(Records with drawing code)
## begin

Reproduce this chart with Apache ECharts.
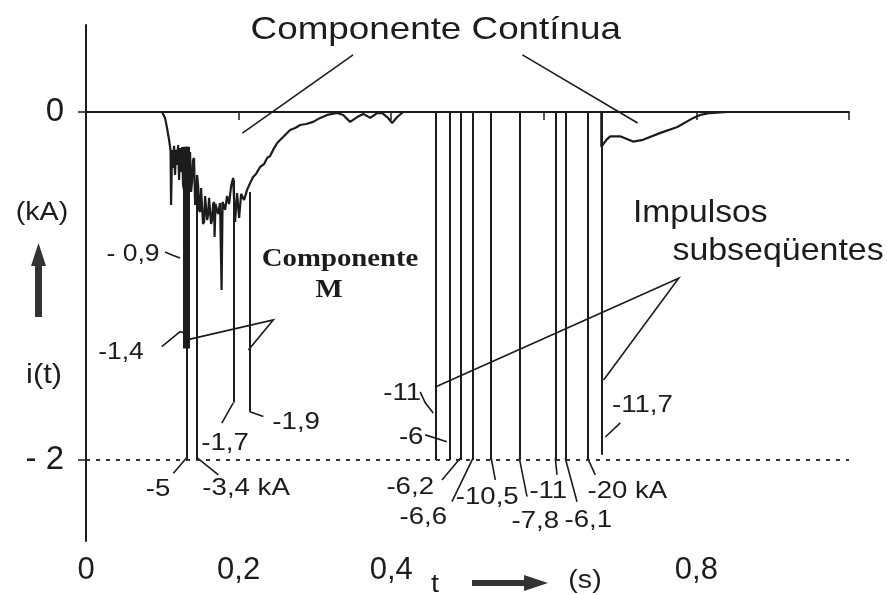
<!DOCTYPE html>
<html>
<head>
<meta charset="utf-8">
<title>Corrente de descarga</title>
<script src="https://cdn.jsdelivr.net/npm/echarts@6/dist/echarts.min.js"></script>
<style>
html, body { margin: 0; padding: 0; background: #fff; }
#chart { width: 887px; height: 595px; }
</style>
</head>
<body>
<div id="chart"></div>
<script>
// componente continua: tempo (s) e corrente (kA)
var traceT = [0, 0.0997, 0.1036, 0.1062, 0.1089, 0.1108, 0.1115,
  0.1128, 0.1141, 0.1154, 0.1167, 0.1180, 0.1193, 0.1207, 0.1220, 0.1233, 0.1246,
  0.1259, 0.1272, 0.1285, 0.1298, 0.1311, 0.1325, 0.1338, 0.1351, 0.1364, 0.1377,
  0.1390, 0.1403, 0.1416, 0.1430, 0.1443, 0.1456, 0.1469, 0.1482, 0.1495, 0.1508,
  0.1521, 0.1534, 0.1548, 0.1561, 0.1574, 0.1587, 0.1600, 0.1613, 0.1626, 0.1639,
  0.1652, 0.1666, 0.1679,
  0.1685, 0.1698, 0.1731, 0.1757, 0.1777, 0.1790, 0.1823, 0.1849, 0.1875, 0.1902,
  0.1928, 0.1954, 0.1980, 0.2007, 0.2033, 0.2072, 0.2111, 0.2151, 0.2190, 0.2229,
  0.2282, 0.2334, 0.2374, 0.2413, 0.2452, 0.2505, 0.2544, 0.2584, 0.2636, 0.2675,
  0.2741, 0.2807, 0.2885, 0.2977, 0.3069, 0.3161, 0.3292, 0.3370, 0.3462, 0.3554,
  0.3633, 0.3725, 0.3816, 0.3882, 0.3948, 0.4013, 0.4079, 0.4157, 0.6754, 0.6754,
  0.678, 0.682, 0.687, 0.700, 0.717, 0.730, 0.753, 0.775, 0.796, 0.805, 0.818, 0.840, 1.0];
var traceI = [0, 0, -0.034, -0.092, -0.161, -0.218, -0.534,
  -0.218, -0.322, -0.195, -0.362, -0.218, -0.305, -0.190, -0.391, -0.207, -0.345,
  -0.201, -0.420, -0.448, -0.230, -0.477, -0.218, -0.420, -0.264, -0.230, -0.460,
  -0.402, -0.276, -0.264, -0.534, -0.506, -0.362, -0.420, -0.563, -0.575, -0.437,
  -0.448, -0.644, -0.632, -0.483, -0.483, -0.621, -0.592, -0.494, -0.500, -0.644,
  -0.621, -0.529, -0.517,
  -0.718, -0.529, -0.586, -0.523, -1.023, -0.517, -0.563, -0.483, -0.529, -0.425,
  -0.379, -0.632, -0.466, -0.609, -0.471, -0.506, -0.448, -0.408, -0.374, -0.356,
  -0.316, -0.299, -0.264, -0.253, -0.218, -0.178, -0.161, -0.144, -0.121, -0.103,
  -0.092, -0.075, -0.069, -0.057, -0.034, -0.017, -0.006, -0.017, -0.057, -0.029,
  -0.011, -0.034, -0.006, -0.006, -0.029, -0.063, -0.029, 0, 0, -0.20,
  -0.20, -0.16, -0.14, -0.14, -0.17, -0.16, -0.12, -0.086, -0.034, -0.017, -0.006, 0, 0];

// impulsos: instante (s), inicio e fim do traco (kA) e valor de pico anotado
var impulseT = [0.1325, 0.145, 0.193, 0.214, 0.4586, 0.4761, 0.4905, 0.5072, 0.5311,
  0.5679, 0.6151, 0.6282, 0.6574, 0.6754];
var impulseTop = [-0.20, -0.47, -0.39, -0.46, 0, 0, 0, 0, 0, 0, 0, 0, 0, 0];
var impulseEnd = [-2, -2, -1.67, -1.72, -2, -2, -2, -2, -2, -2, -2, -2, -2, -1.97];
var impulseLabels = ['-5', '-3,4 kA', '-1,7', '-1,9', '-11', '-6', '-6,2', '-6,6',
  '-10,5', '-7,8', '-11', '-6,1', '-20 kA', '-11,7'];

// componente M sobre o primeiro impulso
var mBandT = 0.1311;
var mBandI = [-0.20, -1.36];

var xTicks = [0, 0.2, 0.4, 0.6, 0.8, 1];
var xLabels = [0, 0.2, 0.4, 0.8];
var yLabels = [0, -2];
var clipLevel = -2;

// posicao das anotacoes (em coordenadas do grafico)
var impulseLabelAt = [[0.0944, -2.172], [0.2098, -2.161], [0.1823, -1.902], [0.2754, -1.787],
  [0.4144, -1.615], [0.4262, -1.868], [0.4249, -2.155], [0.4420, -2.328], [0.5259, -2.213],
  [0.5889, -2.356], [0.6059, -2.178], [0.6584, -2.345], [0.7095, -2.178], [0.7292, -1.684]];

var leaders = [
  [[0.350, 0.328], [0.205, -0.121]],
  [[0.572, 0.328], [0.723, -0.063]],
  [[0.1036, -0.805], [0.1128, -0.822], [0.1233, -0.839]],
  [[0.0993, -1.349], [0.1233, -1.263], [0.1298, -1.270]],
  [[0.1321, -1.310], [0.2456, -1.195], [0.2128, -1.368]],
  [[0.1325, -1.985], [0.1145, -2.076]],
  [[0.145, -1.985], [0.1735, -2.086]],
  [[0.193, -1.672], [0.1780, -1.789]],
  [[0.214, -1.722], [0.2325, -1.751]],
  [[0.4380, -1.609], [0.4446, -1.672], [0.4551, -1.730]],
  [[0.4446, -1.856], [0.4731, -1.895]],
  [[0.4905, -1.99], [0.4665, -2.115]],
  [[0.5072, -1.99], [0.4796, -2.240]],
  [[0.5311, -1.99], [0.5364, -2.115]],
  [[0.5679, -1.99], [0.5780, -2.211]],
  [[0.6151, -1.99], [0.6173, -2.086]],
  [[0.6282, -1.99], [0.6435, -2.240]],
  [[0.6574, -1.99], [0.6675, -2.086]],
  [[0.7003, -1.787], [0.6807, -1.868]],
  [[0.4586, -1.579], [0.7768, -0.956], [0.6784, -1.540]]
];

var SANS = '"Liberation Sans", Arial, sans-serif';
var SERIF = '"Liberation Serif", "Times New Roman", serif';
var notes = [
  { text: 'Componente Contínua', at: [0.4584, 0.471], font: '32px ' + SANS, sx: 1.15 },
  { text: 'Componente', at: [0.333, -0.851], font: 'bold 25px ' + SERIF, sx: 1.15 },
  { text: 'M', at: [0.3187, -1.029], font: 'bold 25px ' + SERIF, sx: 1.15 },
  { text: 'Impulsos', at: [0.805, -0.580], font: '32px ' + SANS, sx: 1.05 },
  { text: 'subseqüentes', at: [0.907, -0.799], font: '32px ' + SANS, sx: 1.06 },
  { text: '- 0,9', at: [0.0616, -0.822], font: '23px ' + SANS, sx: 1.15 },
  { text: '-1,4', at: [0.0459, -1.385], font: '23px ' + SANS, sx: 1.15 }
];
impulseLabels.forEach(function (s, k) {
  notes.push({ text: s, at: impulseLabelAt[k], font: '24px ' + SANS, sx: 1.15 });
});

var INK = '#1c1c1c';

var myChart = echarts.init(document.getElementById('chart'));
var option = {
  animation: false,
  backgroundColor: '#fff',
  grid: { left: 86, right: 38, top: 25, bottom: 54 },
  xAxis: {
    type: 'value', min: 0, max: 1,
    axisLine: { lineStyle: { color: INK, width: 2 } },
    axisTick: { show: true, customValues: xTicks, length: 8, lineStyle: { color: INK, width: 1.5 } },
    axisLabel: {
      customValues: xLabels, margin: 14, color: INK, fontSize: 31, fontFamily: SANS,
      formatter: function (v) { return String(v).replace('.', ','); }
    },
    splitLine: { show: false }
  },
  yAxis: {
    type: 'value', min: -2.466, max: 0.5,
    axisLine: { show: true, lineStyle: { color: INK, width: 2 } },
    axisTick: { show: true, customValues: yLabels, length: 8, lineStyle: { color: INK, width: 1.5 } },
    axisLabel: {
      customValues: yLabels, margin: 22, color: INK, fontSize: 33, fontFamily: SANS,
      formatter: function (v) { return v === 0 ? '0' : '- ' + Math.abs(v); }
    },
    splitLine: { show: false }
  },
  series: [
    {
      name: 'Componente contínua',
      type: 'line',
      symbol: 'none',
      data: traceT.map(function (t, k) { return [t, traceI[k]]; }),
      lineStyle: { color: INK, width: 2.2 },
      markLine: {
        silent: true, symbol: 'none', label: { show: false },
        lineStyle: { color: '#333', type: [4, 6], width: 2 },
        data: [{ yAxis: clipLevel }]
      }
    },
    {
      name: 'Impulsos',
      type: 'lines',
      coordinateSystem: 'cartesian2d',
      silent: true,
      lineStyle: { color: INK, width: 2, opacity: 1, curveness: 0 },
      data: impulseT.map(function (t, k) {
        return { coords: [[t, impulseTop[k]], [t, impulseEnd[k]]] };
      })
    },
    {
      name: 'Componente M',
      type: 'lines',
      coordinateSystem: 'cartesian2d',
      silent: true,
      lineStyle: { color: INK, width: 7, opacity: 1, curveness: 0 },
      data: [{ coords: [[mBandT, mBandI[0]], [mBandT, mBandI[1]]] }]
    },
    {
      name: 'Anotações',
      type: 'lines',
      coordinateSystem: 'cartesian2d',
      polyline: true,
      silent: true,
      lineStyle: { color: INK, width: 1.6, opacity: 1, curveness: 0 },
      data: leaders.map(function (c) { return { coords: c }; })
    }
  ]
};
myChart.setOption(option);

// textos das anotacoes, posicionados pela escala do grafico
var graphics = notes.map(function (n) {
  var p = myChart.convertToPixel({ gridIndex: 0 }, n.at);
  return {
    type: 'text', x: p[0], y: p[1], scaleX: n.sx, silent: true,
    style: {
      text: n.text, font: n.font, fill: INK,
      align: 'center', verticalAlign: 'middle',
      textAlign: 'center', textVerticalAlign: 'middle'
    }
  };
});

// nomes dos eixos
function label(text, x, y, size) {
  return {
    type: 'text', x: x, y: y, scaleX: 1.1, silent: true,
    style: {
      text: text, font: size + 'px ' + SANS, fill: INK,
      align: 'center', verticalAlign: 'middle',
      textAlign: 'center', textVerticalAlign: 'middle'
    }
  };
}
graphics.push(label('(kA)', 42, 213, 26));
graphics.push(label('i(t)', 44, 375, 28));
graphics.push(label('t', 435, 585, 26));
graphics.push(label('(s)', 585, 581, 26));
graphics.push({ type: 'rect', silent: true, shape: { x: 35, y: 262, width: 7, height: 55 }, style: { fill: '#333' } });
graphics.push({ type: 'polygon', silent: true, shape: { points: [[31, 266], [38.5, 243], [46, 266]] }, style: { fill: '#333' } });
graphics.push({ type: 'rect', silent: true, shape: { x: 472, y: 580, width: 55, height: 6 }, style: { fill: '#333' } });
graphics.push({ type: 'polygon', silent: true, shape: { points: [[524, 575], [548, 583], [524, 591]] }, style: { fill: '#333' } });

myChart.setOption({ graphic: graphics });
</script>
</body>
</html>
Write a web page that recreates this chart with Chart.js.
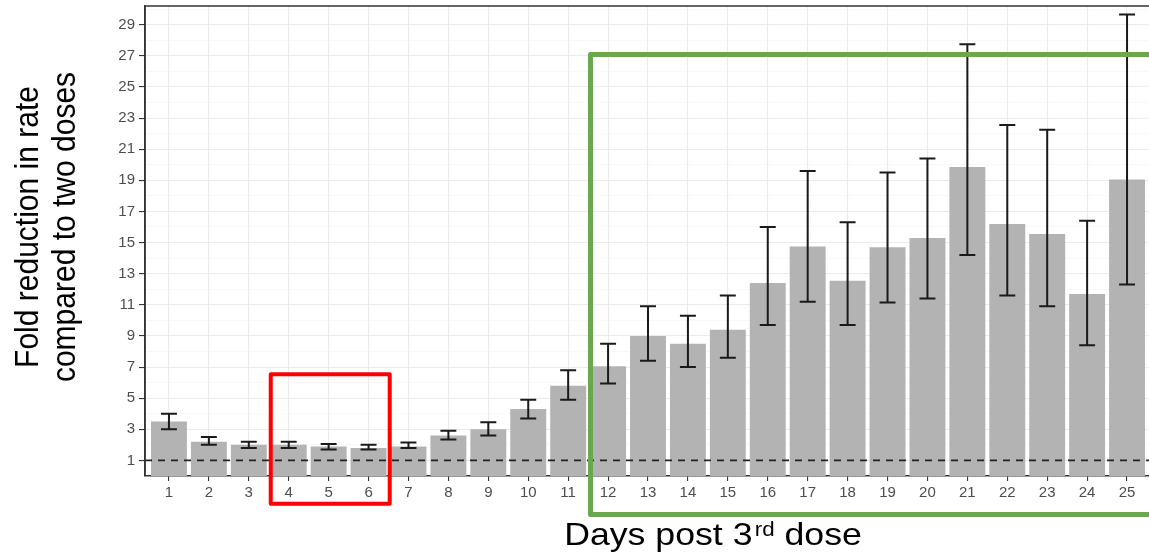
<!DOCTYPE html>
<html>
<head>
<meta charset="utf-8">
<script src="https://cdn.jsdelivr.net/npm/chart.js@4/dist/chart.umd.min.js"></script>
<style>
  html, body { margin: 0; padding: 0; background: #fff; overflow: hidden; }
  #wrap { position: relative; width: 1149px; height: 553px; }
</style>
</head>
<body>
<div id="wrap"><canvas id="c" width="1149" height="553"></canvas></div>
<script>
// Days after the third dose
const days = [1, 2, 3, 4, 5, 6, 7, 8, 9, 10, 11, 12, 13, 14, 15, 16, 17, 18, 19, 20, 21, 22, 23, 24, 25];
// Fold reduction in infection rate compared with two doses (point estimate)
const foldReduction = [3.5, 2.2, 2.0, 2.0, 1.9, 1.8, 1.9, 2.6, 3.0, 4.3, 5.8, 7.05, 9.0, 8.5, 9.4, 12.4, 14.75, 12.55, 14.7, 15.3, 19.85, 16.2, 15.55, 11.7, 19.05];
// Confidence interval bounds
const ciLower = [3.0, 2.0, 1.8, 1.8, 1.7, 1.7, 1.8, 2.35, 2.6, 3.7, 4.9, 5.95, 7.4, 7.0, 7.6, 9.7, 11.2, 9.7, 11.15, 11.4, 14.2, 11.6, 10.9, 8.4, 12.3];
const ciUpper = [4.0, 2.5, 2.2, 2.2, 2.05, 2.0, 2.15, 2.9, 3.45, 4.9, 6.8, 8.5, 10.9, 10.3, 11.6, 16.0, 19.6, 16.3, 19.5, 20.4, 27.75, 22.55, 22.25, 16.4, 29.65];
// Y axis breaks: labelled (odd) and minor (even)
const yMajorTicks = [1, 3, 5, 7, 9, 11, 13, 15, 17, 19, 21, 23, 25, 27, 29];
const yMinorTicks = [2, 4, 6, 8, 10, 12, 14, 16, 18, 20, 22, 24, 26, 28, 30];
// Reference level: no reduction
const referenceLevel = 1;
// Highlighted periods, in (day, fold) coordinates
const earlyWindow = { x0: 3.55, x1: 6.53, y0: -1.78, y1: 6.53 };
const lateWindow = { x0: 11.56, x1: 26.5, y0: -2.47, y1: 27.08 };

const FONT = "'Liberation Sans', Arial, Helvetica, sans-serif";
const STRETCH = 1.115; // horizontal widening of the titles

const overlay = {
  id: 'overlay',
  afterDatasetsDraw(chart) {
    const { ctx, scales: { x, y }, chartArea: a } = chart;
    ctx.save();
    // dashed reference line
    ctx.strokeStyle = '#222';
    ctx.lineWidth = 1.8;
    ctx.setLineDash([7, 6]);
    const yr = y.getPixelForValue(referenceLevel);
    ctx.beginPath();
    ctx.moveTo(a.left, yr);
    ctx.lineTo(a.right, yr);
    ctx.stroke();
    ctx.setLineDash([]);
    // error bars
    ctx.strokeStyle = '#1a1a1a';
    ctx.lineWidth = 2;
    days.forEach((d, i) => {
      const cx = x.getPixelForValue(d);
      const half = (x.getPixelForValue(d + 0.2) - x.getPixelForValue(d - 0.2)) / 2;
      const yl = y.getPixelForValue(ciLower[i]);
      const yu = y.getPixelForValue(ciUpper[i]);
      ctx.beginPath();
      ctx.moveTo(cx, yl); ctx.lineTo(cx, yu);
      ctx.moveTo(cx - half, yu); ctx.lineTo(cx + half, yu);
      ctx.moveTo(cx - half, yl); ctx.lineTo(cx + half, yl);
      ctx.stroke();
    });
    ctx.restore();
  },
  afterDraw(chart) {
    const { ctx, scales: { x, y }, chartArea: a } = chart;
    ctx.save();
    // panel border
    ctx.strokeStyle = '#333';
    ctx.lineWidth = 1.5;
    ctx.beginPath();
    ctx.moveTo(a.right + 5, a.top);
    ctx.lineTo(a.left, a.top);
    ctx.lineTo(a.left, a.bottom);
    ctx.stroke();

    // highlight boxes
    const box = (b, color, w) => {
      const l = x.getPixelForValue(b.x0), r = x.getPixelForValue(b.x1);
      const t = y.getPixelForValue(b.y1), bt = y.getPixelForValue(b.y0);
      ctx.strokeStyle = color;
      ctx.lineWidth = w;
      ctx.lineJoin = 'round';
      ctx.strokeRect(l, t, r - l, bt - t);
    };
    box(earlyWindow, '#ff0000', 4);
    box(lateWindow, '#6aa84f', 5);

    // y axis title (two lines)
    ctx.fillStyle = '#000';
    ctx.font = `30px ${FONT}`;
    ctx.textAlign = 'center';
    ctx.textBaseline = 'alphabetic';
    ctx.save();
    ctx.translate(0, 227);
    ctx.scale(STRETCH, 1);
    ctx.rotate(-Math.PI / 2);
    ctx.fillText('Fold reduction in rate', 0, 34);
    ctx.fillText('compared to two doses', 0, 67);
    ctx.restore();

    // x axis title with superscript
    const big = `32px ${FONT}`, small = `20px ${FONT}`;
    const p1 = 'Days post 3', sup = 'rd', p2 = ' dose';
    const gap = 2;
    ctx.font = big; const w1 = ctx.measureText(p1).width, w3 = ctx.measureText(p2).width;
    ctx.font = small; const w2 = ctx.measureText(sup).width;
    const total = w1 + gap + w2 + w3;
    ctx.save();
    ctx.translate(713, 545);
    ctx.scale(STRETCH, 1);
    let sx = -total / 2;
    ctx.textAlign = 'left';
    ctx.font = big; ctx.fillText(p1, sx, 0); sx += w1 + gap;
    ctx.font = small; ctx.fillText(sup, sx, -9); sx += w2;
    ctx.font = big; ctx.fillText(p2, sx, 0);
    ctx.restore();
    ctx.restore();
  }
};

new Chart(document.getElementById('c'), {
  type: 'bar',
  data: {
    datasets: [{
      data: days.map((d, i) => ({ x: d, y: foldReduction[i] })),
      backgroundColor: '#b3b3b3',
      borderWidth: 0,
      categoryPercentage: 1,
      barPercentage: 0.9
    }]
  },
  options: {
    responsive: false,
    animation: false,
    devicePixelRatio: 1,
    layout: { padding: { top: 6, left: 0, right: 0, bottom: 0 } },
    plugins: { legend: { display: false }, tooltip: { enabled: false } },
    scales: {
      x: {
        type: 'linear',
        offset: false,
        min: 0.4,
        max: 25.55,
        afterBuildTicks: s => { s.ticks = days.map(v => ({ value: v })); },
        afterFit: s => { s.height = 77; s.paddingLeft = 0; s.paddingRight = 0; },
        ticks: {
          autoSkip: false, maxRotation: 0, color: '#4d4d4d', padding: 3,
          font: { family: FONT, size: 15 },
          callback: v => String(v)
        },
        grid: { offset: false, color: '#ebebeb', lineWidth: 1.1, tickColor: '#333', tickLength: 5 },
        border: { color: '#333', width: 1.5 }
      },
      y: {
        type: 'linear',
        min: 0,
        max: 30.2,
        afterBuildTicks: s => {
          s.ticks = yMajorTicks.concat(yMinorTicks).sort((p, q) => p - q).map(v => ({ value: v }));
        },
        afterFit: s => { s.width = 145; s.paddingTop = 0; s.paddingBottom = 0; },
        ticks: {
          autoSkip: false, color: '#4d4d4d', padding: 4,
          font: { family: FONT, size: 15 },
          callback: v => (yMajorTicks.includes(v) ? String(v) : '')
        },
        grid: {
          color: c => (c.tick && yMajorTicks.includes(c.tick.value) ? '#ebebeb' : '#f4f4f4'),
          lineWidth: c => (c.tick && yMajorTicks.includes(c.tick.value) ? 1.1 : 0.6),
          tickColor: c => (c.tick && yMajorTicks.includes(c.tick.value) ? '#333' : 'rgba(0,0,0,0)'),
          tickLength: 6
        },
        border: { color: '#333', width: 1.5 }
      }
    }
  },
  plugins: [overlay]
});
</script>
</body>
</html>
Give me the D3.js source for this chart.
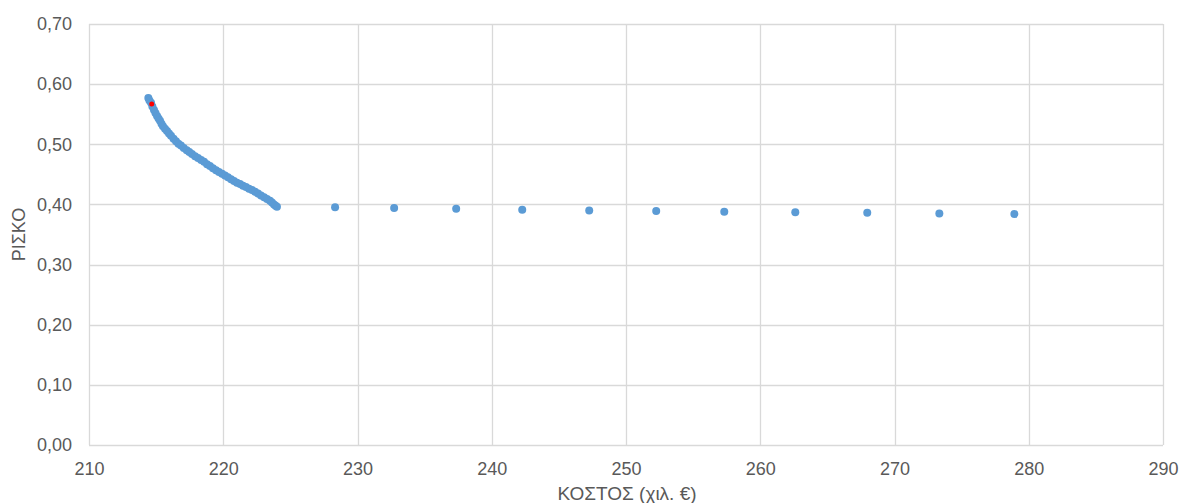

## end

(Description of the task) Leave the pictures out and copy exactly the lines from the one with "Write a web" through the one with "const STRETCH = 1.115;", nothing more.

(Answer below)
Write a web page that recreates this chart with Chart.js.
<!DOCTYPE html>
<html>
<head>
<meta charset="utf-8">
<script src="https://cdn.jsdelivr.net/npm/chart.js@4/dist/chart.umd.min.js"></script>
<style>
  html, body { margin: 0; padding: 0; background: #fff; overflow: hidden; }
  #wrap { position: relative; width: 1149px; height: 553px; }
</style>
</head>
<body>
<div id="wrap"><canvas id="c" width="1149" height="553"></canvas></div>
<script>
// Days after the third dose
const days = [1, 2, 3, 4, 5, 6, 7, 8, 9, 10, 11, 12, 13, 14, 15, 16, 17, 18, 19, 20, 21, 22, 23, 24, 25];
// Fold reduction in infection rate compared with two doses (point estimate)
const foldReduction = [3.5, 2.2, 2.0, 2.0, 1.9, 1.8, 1.9, 2.6, 3.0, 4.3, 5.8, 7.05, 9.0, 8.5, 9.4, 12.4, 14.75, 12.55, 14.7, 15.3, 19.85, 16.2, 15.55, 11.7, 19.05];
// Confidence interval bounds
const ciLower = [3.0, 2.0, 1.8, 1.8, 1.7, 1.7, 1.8, 2.35, 2.6, 3.7, 4.9, 5.95, 7.4, 7.0, 7.6, 9.7, 11.2, 9.7, 11.15, 11.4, 14.2, 11.6, 10.9, 8.4, 12.3];
const ciUpper = [4.0, 2.5, 2.2, 2.2, 2.05, 2.0, 2.15, 2.9, 3.45, 4.9, 6.8, 8.5, 10.9, 10.3, 11.6, 16.0, 19.6, 16.3, 19.5, 20.4, 27.75, 22.55, 22.25, 16.4, 29.65];
// Y axis breaks: labelled (odd) and minor (even)
const yMajorTicks = [1, 3, 5, 7, 9, 11, 13, 15, 17, 19, 21, 23, 25, 27, 29];
const yMinorTicks = [2, 4, 6, 8, 10, 12, 14, 16, 18, 20, 22, 24, 26, 28, 30];
// Reference level: no reduction
const referenceLevel = 1;
// Highlighted periods, in (day, fold) coordinates
const earlyWindow = { x0: 3.55, x1: 6.53, y0: -1.78, y1: 6.53 };
const lateWindow = { x0: 11.56, x1: 26.5, y0: -2.47, y1: 27.08 };

const FONT = "'Liberation Sans', Arial, Helvetica, sans-serif";
const STRETCH = 1.115; // horizontal widening of the titles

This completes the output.